- _Data_

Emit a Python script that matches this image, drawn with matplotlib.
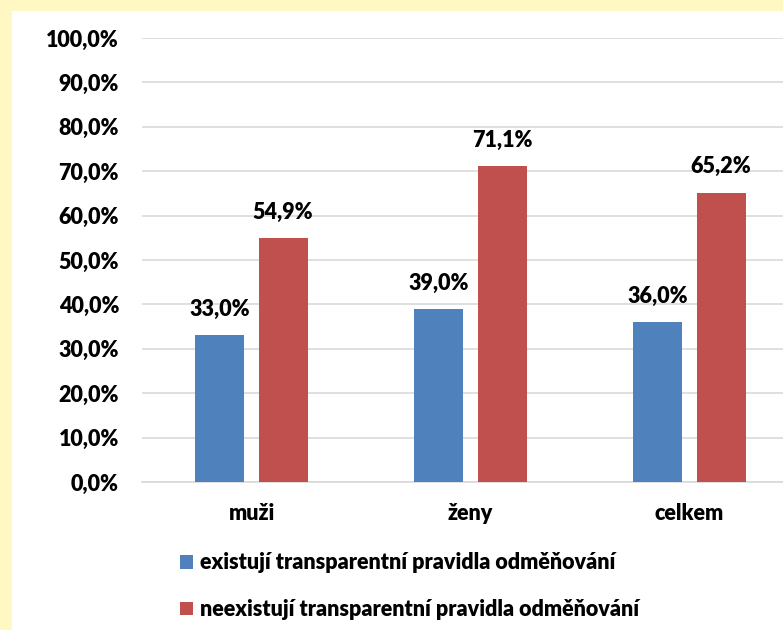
...
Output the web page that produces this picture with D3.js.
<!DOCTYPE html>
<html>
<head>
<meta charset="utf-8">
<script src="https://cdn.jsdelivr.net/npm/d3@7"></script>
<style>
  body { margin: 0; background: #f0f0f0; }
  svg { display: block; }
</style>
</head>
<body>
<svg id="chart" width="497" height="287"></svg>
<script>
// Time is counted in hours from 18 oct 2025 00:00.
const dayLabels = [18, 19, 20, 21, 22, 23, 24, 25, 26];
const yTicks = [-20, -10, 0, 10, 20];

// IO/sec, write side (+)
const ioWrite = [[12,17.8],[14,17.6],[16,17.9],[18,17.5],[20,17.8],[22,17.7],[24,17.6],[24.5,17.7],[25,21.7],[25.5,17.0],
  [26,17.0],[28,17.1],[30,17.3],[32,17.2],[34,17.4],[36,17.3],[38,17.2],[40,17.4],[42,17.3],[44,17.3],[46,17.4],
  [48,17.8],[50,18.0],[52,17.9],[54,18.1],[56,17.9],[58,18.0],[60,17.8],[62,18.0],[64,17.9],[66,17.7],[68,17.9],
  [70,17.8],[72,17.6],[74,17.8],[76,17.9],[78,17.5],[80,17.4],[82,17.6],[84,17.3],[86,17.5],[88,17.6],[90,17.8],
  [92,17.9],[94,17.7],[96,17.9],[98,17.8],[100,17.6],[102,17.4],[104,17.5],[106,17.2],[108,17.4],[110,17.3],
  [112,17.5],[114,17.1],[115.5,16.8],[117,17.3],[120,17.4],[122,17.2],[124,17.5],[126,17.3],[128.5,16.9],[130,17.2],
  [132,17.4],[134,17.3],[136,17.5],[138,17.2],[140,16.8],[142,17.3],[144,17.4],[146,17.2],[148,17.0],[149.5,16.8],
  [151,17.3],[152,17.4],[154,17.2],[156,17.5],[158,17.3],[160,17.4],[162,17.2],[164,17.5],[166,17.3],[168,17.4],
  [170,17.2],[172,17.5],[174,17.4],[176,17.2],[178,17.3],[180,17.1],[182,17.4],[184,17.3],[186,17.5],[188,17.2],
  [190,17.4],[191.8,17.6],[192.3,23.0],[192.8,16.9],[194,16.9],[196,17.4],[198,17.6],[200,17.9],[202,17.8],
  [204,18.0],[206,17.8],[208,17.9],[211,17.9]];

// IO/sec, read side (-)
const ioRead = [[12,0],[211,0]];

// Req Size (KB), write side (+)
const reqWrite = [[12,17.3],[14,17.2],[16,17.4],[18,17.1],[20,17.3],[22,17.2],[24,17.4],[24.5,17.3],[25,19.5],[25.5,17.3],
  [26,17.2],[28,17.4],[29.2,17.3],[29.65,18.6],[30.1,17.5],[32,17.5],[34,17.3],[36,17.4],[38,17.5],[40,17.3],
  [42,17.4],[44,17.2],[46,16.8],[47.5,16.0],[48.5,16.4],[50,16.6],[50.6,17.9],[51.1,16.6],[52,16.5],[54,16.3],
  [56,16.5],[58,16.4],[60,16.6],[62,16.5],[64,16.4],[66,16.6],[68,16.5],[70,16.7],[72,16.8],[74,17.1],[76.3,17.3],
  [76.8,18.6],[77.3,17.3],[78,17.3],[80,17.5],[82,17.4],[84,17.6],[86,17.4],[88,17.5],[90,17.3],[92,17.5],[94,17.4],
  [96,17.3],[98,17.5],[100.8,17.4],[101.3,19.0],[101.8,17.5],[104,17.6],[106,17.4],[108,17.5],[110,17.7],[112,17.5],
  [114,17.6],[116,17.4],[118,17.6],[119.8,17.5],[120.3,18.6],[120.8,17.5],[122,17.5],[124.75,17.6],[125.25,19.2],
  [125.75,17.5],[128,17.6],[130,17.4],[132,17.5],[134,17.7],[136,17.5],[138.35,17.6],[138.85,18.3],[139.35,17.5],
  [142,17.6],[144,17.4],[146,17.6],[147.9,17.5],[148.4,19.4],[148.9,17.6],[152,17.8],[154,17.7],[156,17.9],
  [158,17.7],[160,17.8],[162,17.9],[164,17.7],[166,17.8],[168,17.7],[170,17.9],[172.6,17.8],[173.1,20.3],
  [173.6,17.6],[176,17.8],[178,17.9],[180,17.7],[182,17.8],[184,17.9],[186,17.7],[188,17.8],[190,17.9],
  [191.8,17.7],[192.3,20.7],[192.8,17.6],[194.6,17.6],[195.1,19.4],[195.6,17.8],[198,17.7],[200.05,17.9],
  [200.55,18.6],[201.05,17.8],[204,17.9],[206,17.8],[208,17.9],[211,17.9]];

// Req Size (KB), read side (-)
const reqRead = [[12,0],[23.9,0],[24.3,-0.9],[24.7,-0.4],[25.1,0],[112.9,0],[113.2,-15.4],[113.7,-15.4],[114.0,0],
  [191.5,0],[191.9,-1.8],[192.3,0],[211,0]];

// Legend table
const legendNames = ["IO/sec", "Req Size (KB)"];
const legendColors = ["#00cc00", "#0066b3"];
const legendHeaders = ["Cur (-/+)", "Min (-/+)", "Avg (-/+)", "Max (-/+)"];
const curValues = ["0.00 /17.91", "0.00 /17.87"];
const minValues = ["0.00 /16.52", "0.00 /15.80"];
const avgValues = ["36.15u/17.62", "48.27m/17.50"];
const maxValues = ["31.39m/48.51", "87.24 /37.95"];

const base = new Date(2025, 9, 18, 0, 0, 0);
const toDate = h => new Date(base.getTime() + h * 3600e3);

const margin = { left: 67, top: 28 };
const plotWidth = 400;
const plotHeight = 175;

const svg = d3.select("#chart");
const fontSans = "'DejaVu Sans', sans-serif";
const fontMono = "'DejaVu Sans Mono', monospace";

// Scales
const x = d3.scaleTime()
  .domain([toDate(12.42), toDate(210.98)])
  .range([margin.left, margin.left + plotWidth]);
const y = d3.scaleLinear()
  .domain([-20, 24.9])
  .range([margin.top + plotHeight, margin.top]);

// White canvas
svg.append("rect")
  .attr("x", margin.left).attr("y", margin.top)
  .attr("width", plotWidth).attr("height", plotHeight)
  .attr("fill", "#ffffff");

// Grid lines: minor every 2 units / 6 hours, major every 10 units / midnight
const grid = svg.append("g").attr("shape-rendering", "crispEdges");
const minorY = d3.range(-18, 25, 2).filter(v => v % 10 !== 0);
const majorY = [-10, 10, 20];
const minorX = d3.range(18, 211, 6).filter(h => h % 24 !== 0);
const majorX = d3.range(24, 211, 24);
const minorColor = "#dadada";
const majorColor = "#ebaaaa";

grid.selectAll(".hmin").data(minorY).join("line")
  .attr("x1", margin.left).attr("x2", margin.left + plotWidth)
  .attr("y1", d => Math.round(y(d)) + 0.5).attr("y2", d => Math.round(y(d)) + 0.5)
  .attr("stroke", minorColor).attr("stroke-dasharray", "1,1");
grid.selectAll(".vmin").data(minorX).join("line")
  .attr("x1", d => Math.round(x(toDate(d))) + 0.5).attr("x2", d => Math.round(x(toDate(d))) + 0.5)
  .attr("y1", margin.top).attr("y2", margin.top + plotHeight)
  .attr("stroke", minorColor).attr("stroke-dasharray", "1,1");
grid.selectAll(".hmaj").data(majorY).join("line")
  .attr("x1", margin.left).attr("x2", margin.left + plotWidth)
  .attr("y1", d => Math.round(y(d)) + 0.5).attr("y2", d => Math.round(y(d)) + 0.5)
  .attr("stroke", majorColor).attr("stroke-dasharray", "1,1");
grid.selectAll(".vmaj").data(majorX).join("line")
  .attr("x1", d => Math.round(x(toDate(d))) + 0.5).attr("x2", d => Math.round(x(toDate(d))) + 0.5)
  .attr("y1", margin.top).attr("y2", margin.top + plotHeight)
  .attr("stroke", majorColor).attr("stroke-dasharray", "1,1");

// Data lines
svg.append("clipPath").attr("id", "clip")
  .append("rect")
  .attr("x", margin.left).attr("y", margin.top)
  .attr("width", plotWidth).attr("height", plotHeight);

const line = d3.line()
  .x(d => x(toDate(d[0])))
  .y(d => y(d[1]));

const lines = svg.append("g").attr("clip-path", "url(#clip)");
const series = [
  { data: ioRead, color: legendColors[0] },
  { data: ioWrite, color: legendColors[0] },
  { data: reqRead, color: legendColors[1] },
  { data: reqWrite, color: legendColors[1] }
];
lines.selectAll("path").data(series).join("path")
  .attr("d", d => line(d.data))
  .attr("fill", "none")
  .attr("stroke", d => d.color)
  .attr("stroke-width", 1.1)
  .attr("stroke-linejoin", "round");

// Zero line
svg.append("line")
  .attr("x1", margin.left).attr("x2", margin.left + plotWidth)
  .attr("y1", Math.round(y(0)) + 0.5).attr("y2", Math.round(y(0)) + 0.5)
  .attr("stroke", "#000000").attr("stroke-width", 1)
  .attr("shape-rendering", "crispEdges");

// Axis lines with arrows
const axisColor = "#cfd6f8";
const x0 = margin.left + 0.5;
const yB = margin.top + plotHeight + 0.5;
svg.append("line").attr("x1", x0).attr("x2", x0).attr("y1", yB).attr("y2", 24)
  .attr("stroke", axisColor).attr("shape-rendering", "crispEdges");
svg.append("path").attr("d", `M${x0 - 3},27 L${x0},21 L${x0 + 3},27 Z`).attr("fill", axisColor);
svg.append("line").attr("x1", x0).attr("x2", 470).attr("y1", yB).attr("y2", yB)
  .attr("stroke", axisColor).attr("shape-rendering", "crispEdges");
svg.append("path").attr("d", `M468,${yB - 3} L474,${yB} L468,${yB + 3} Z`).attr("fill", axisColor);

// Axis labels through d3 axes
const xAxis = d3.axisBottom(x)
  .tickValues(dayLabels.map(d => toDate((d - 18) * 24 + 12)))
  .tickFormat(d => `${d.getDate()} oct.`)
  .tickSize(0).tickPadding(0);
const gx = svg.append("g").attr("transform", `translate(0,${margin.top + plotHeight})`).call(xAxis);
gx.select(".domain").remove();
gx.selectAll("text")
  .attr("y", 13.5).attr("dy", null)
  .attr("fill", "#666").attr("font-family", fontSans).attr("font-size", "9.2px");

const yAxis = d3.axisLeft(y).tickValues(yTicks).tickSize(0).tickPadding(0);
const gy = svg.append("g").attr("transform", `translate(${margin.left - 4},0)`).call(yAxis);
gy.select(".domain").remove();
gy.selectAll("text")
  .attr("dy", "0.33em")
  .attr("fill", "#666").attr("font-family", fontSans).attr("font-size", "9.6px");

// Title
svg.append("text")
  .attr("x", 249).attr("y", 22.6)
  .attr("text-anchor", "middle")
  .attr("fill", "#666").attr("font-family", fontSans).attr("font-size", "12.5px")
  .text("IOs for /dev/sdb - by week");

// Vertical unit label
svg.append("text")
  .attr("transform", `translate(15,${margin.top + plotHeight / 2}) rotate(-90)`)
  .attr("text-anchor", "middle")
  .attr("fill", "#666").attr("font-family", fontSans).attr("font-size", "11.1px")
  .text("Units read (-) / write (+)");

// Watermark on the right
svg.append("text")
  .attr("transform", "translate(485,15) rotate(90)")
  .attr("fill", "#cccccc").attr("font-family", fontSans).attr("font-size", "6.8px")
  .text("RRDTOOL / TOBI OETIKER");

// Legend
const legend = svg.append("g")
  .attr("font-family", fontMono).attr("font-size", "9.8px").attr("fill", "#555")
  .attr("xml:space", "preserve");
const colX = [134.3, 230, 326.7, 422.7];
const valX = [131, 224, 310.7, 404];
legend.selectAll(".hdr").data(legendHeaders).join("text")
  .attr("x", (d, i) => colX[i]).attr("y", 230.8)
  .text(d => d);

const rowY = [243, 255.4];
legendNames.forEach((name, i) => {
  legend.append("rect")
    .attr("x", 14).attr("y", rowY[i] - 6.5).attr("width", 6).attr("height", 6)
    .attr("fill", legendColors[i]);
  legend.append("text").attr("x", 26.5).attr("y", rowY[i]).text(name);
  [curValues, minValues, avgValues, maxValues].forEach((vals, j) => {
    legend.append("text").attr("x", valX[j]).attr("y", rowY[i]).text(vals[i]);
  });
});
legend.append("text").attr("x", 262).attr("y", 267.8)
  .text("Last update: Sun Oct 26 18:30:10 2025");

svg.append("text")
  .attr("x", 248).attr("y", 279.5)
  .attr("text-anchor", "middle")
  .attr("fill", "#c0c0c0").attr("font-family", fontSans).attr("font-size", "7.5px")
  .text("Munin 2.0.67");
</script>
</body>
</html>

- _Aim_
Beginning with the line containing "Output the web" and ending with the line containing "const ioRead = [[12,0],[211,0]];", extract those lines exactly from the listing above, and only those.

- _Answer for this exercise_
Output the web page that produces this picture with D3.js.
<!DOCTYPE html>
<html>
<head>
<meta charset="utf-8">
<script src="https://cdn.jsdelivr.net/npm/d3@7"></script>
<style>
  body { margin: 0; background: #f0f0f0; }
  svg { display: block; }
</style>
</head>
<body>
<svg id="chart" width="497" height="287"></svg>
<script>
// Time is counted in hours from 18 oct 2025 00:00.
const dayLabels = [18, 19, 20, 21, 22, 23, 24, 25, 26];
const yTicks = [-20, -10, 0, 10, 20];

// IO/sec, write side (+)
const ioWrite = [[12,17.8],[14,17.6],[16,17.9],[18,17.5],[20,17.8],[22,17.7],[24,17.6],[24.5,17.7],[25,21.7],[25.5,17.0],
  [26,17.0],[28,17.1],[30,17.3],[32,17.2],[34,17.4],[36,17.3],[38,17.2],[40,17.4],[42,17.3],[44,17.3],[46,17.4],
  [48,17.8],[50,18.0],[52,17.9],[54,18.1],[56,17.9],[58,18.0],[60,17.8],[62,18.0],[64,17.9],[66,17.7],[68,17.9],
  [70,17.8],[72,17.6],[74,17.8],[76,17.9],[78,17.5],[80,17.4],[82,17.6],[84,17.3],[86,17.5],[88,17.6],[90,17.8],
  [92,17.9],[94,17.7],[96,17.9],[98,17.8],[100,17.6],[102,17.4],[104,17.5],[106,17.2],[108,17.4],[110,17.3],
  [112,17.5],[114,17.1],[115.5,16.8],[117,17.3],[120,17.4],[122,17.2],[124,17.5],[126,17.3],[128.5,16.9],[130,17.2],
  [132,17.4],[134,17.3],[136,17.5],[138,17.2],[140,16.8],[142,17.3],[144,17.4],[146,17.2],[148,17.0],[149.5,16.8],
  [151,17.3],[152,17.4],[154,17.2],[156,17.5],[158,17.3],[160,17.4],[162,17.2],[164,17.5],[166,17.3],[168,17.4],
  [170,17.2],[172,17.5],[174,17.4],[176,17.2],[178,17.3],[180,17.1],[182,17.4],[184,17.3],[186,17.5],[188,17.2],
  [190,17.4],[191.8,17.6],[192.3,23.0],[192.8,16.9],[194,16.9],[196,17.4],[198,17.6],[200,17.9],[202,17.8],
  [204,18.0],[206,17.8],[208,17.9],[211,17.9]];

// IO/sec, read side (-)
const ioRead = [[12,0],[211,0]];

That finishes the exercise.